We Shall Return: The Six Core Principles of American World Leadership

When Obama finally slinks out of the White House to deliver TED talks, here's how we'll repair the damage.

By Jason Scott Jones Published on April 20, 2015

When Gen. Douglas MacArthur was finally ordered to evacuate the Philippines in 1942 after a bitter defensive fight against overwhelming Japanese firepower, he vowed to those islands’ residents: “I shall return.” America needs to offer the world a similar promise, that after the eight years of Barack Obama’s rudderless leadership, which somehow managed to be neither principled nor pragmatic, we shall return. Yes, many Americans welcomed the election of Obama as an exciting, fresh start. So did much of the world, which greeted him with messianic fervor and granted him the Nobel Peace Prize simply for showing up. We have learned a grim lesson together.

Especially over the past two years, as we marked the somber centennial of the outbreak of World War I, we have seen the explosion of violent ethnic conflicts, the implosions of sovereign states and a vast increase in religious terrorism. On the bitter anniversary of the Armenian Genocide, commemorated this month, religious zealots threaten the lives of other minorities, from the Assyrians and Yazidis of Iraq to the Christians of Kenya, Nigeria, and Pakistan, the Nuba of Sudan, even Ethiopians in Libya. The world’s quotient of ugliness and intolerance has not diminished in 100 years.

Unlike the often-dilettantish politicians of August 1914, we know precisely how costly in human lives the collapse of international order can be. Some 100 million murdered civilians perished in the past century because of feckless or reckless decisions. Now that weapons are even deadlier, and hatreds even sharper, the duty to hold peace together is more solemn than ever before.

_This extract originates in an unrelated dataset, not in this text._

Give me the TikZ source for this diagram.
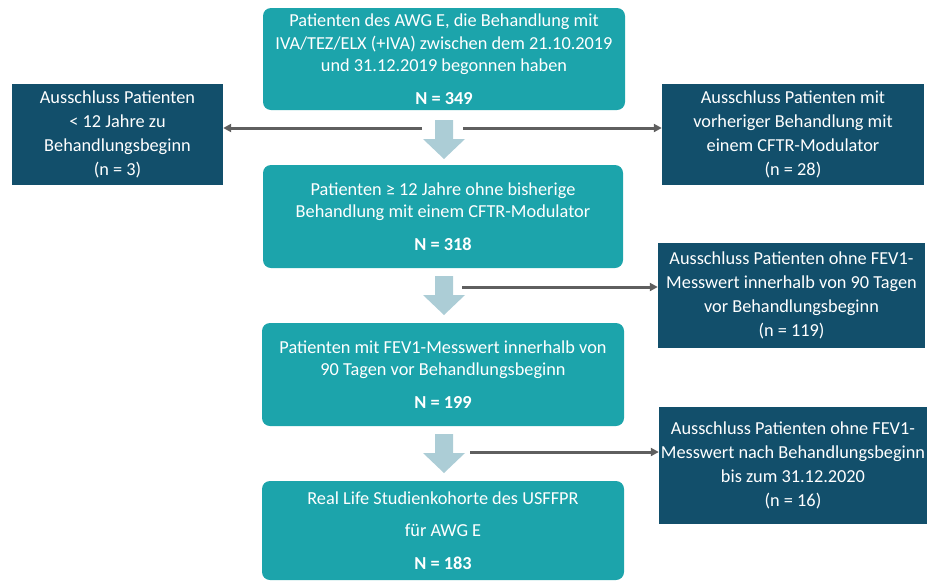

Let’s hope that whoever wins the next presidential election pledges to repair the international damage left behind by the current administration. Let’s pray the candidate can admit past mistakes, but remain deeply committed to these ideals that governed American foreign policy for most of its history:

  1. We are friends of freedom. The basic human rights to life, liberty, property and the free exercise of religion are the logical extensions of the Judeo-Christian tradition, which views the human person as an image of God, with all the dignity that implies. Regimes that treat such rights as less than sacred may join us at times to fight greater evils, but our true and lasting partners will always be governments that treat their people with respect. Such regimes are often liberal democracies, but not always; in some countries with fragile protections for minority rights, majority rule would lead to less freedom, not more. Much more important is the protection and growth of a free civil society, which can lay the groundwork for a democratic society in the future.
  2. We pursue and protect our legitimate national interests, and project force primarily to further that end — not to transform the world in our own self-image. We lack both the power and the godlike knowledge to accomplish such a task, even if we thought that it was desirable.
  3. We also will use force to defend our allies from harm, and to blunt the assaults of tyrants or terrorists against the helpless. We are the natural friends of embattled minority groups whose human dignity is threatened by hostile governments. We are especially committed to aiding religious minorities, since their struggle for freedom so closely mirrors the reasons our country was founded. Our policies in the Middle East, for instance, will be guided by this principle.
  4. We believe in free trade, free markets, the protection of private property, and economic growth as the answers to poverty — not redistribution of wealth, state seizure of private businesses, government monopolies or economic nationalism. But freedom is a two-way street. We expect our trading partners to play by the same rules that we do.
  5. We will work with and through international institutions, when doing so accords with each of the aforementioned principles. Cooperation with honest partners is key to exercising leadership. But we will not violate those principles nor leave our allies hanging because of decrees by transnational organizations or entities. Like military force, they are a means, not an end in themselves.
  6. America will be true to its word, consistent to its principles, loyal to its friends and steadfast before its enemies. It will not seek quarrels lightly, nor retire from them without victory.

These are the maxims that made America great, that allowed her to grow from a marginal string of settlements on the edge of a howling wilderness, to the champion of freedom against totalitarian empires. If we return to this creed with fortitude and humility, we can again serve the world as a solid bulwark of justice in increasingly desperate times.